Vani started performing at a young age. Her first concert was at the age of 10; since then she has given numerous concerts both in India and abroad. In her earlier days, she gave numerous tala vadya concerts. She has also performed many jugalbandi with known Hindustani classical musicians. Vani Sateesh is an "A" grade artist of All India Radio and a "B High" Graded Composer of All India Radio.
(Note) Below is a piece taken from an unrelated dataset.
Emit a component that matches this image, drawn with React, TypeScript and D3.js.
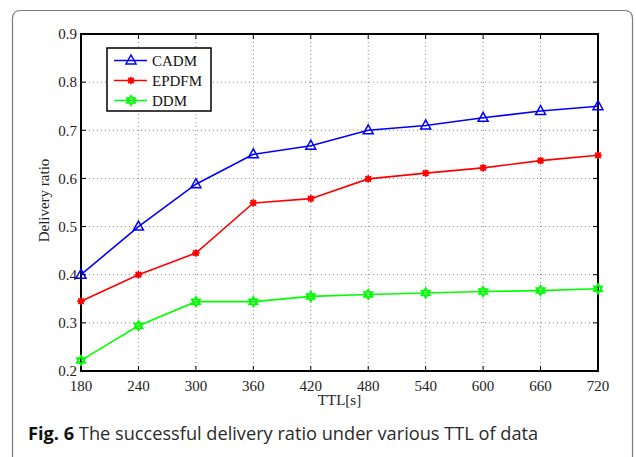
import React from "react"
import { scaleLinear, line, range } from "d3"

const ttl = [180, 240, 300, 360, 420, 480, 540, 600, 660, 720]
const cadm = [0.4, 0.5, 0.588, 0.65, 0.668, 0.7, 0.71, 0.726, 0.74, 0.75]
const epdfm = [0.345, 0.4, 0.445, 0.549, 0.558, 0.599, 0.611, 0.622, 0.637, 0.648]
const ddm = [0.222, 0.294, 0.344, 0.344, 0.355, 0.359, 0.362, 0.365, 0.367, 0.371]
const yTicks = [0.2, 0.3, 0.4, 0.5, 0.6, 0.7, 0.8, 0.9]
const seriesNames = ["CADM", "EPDFM", "DDM"]
const caption = "The successful delivery ratio under various TTL of data"

const width = 636
const height = 457
const margin = { top: 34, right: 38, bottom: 86, left: 81 }
const innerWidth = width - margin.left - margin.right
const innerHeight = height - margin.top - margin.bottom

const serif = "'Liberation Serif', 'Times New Roman', serif"

const hexagram = (r: number) => {
  const tri = (off: number) =>
    range(3)
      .map((i) => {
        const a = off + (i * 2 * Math.PI) / 3
        return `${i === 0 ? "M" : "L"}${(r * Math.sin(a)).toFixed(2)},${(-r * Math.cos(a)).toFixed(2)}`
      })
      .join("") + "Z"
  return tri(0) + tri(Math.PI)
}

const Marker = ({ kind, color }: { kind: number; color: string }) => {
  if (kind === 0) {
    return <path d="M0,-5.5L5,3.5L-5,3.5Z" fill="none" stroke={color} strokeWidth={1.5} />
  }
  if (kind === 1) {
    return (
      <g stroke={color} strokeWidth={1.6}>
        <circle r={2.8} fill={color} stroke="none" />
        <line x1={-3.8} x2={3.8} />
        <line y1={-3.8} y2={3.8} />
        <line x1={-2.8} y1={-2.8} x2={2.8} y2={2.8} />
        <line x1={-2.8} y1={2.8} x2={2.8} y2={-2.8} />
      </g>
    )
  }
  return <path d={hexagram(5)} fill="none" stroke={color} strokeWidth={1.5} />
}

function App() {
  const xScale = scaleLinear().domain([180, 720]).range([0, innerWidth])
  const yScale = scaleLinear().domain([0.2, 0.9]).range([innerHeight, 0])

  const series = [
    { name: seriesNames[0], values: cadm, color: "#0000ff" },
    { name: seriesNames[1], values: epdfm, color: "#ff0000" },
    { name: seriesNames[2], values: ddm, color: "#00ff00" },
  ]

  const path = line<number>()
    .x((_, i) => xScale(ttl[i]))
    .y((d) => yScale(d))

  return (
    <svg width={width} height={height} style={{ position: "absolute", left: 0, top: 0, background: "#fff" }}>
      <path
        d={`M12.5,${height + 2}V18.5Q12.5,10.5 20.5,10.5H624.5Q632.5,10.5 632.5,18.5V${height + 2}`}
        fill="none"
        stroke="#7a7a7a"
        strokeWidth={1.2}
      />
      <g transform={`translate(${margin.left}, ${margin.top})`}>
        {ttl.map((t) => (
          <g key={t} transform={`translate(${xScale(t)}, 0)`}>
            {t > 180 && t < 720 && (
              <line y2={innerHeight} stroke="#888" strokeDasharray="1,3" />
            )}
            <line y2={5} stroke="#000" />
            <line y1={innerHeight - 5} y2={innerHeight} stroke="#000" />
            <text
              y={innerHeight + 20}
              textAnchor="middle"
              fontFamily={serif}
              fontSize={15}
              fill="#222"
            >{t}</text>
          </g>
        ))}
        {yTicks.map((v) => (
          <g key={v} transform={`translate(0, ${yScale(v)})`}>
            {v > 0.2 && v < 0.9 && (
              <line x2={innerWidth} stroke="#888" strokeDasharray="1,3" />
            )}
            <line x2={5} stroke="#000" />
            <line x1={innerWidth - 5} x2={innerWidth} stroke="#000" />
            <text
              x={-4}
              dy="0.35em"
              textAnchor="end"
              fontFamily={serif}
              fontSize={15}
              fill="#222"
            >{v.toFixed(1)}</text>
          </g>
        ))}
        <rect width={innerWidth} height={innerHeight} fill="none" stroke="#000" strokeWidth={2} />
        {series.map((s, k) => (
          <g key={s.name}>
            <path d={path(s.values) || ""} fill="none" stroke={s.color} strokeWidth={1.6} />
            {s.values.map((v, i) => (
              <g key={i} transform={`translate(${xScale(ttl[i])}, ${yScale(v)})`}>
                <Marker kind={k} color={s.color} />
              </g>
            ))}
          </g>
        ))}
        <g transform="translate(26, 14)">
          <rect width={104} height={63} fill="#fff" stroke="#000" strokeWidth={1.5} />
          {series.map((s, k) => (
            <g key={s.name} transform={`translate(0, ${12.5 + k * 20})`}>
              <line x1={7} x2={40} stroke={s.color} strokeWidth={1.6} />
              <g transform="translate(24, 0)">
                <Marker kind={k} color={s.color} />
              </g>
              <text x={45} dy="0.35em" fontFamily={serif} fontSize={15} fill="#111">{s.name}</text>
            </g>
          ))}
        </g>
        <text
          x={innerWidth / 2}
          y={innerHeight + 34}
          textAnchor="middle"
          fontFamily={serif}
          fontSize={15}
          fill="#222"
        >TTL[s]</text>
        <text
          transform={`translate(-32, ${innerHeight / 2 - 2}) rotate(-90)`}
          textAnchor="middle"
          fontFamily={serif}
          fontSize={15}
          fill="#222"
        >Delivery ratio</text>
      </g>
      <text x={28} y={440} fontFamily="'Open Sans', sans-serif" fontSize={18.2} fill="#2a2a2a">
        <tspan fontWeight="bold" fill="#111">Fig. 6</tspan> {caption}
      </text>
    </svg>
  )
}

export default App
She has completed her Master in Music from University of Mysore and also has received an Indian Government Scholarship for Young Artists.

References
Concert Review April 2009

Concert Review June 2009

External links
Official website

Women Carnatic singers
Carnatic singers
Singers from Bangalore
Living people
Indian women classical singers
20th-century Indian singers
20th-century Indian women singers
Women musicians from Karnataka
Year of birth missing (living people)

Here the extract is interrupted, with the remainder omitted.